Consider the lunar power infrastructure white space. The lunar power infrastructure sub-domain is underserved by commercial IP relative to its strategic importance. Astrobotic Technology is the only identifiable commercial assignee in the lunar power filings in this dataset; the remainder are universities and government institutes. This gap may represent a near-term white space for IP position-building by companies engaged in lunar logistics and construction — particularly as national lunar programmes accelerate under frameworks such as the NASA Artemis programme.
Evaluate independent AI control IP development. Multi-agent AI control for SSP fleet management is developing rapidly in the CN jurisdiction but has limited counterpart filings in US, EP, or JP. R&D teams at Western SSP developers should assess whether equivalent control architectures are needed and whether independent IP development is warranted to avoid dependency on CN-held methods.
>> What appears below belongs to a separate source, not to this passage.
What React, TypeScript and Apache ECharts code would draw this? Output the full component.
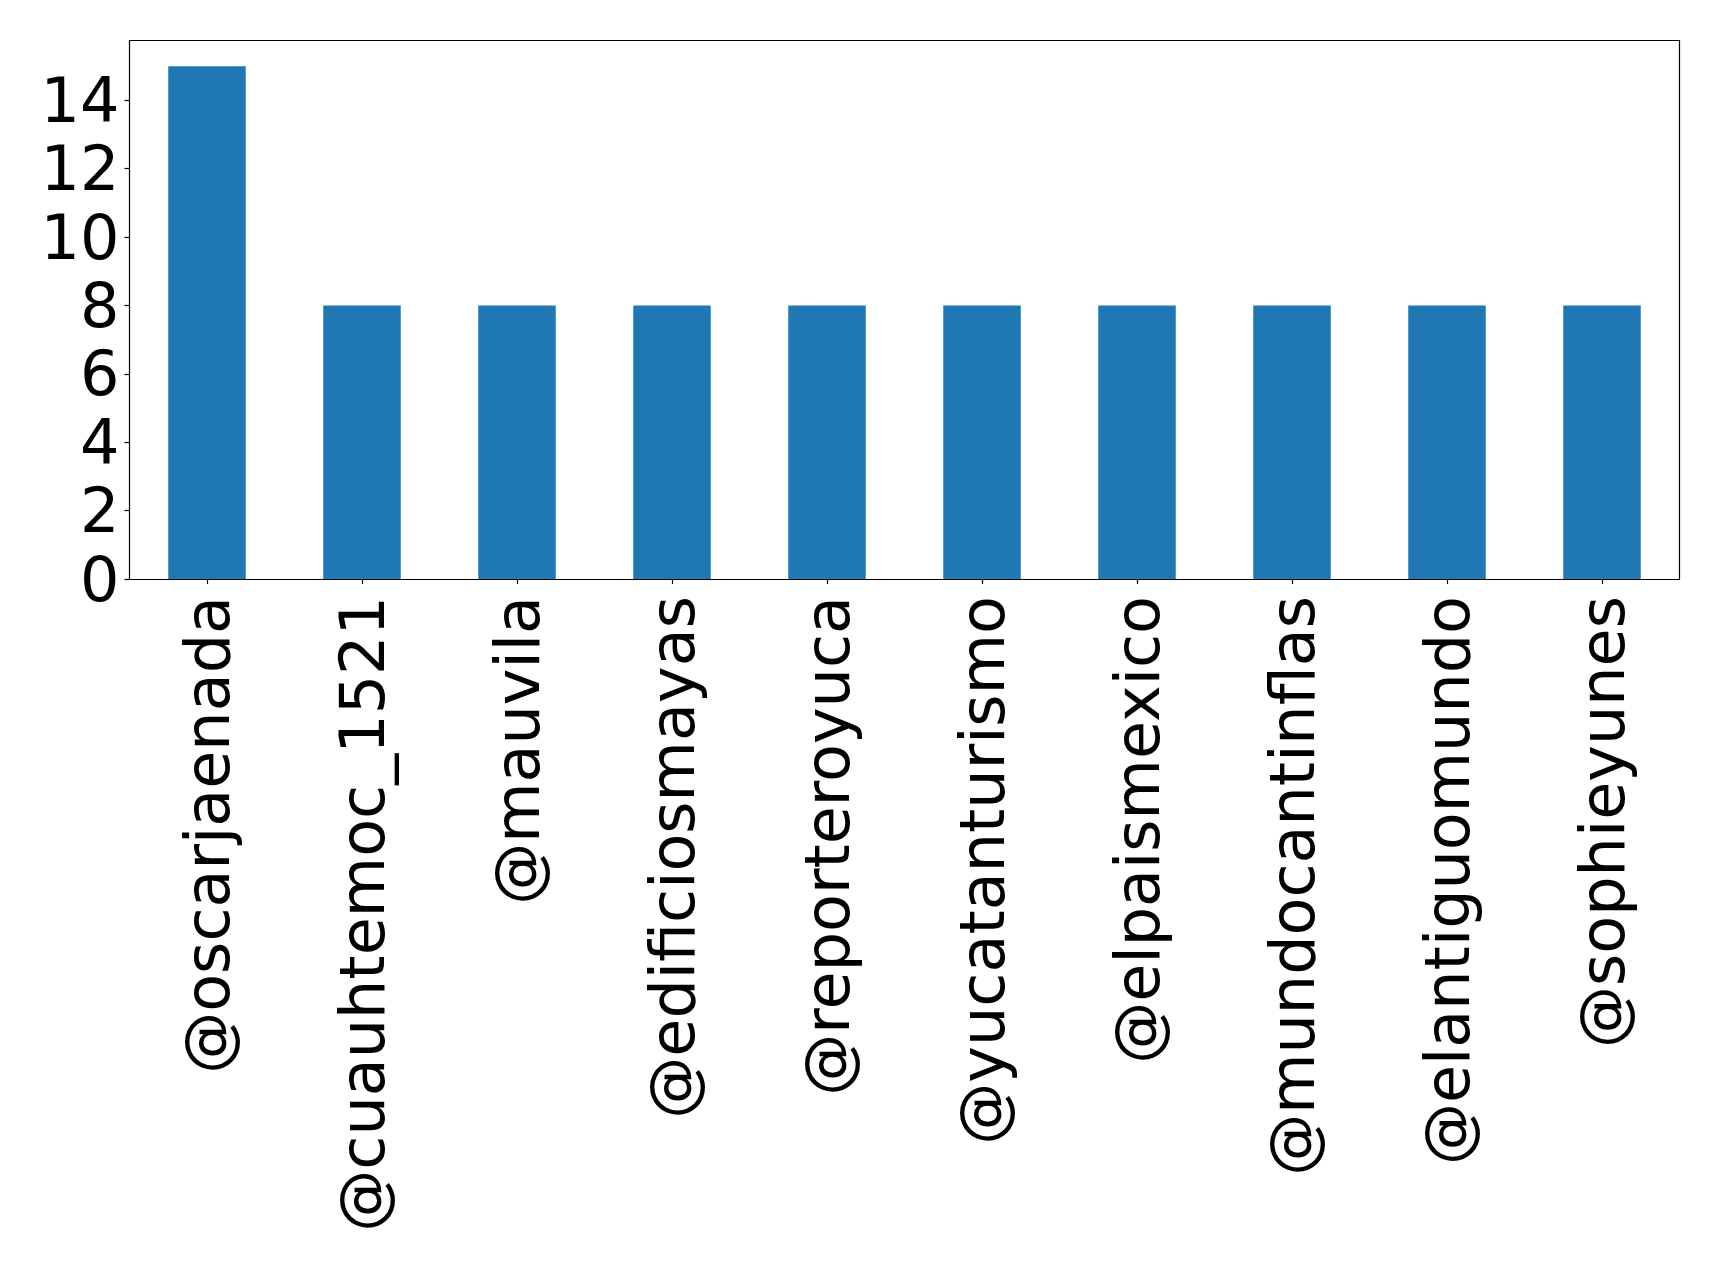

Astrobotic Technology is the only identifiable commercial assignee among the lunar power infrastructure patents in this dataset; all other lunar power filings are held by universities and government institutes, representing a potential IP white space for commercial entrants in lunar logistics and construction.
Optical SSP as a lower-barrier entry path. Overview Energy Inc.’s 2025 filings suggest that optical SSP may face a lower entry barrier than microwave SSP by avoiding large rectenna ground aperture requirements and international microwave frequency coordination issues. The 200 m to 20 km claimed ground aperture range suggests compatibility with existing large-scale terrestrial PV installations as receivers. IP teams evaluating SSP entry strategies should weigh this regulatory and infrastructure advantage against the current maturity gap between optical and microwave approaches. For broader context on wireless power transmission standards and spectrum allocation, ITU publications provide authoritative guidance on the frequency coordination considerations relevant to microwave SSP systems.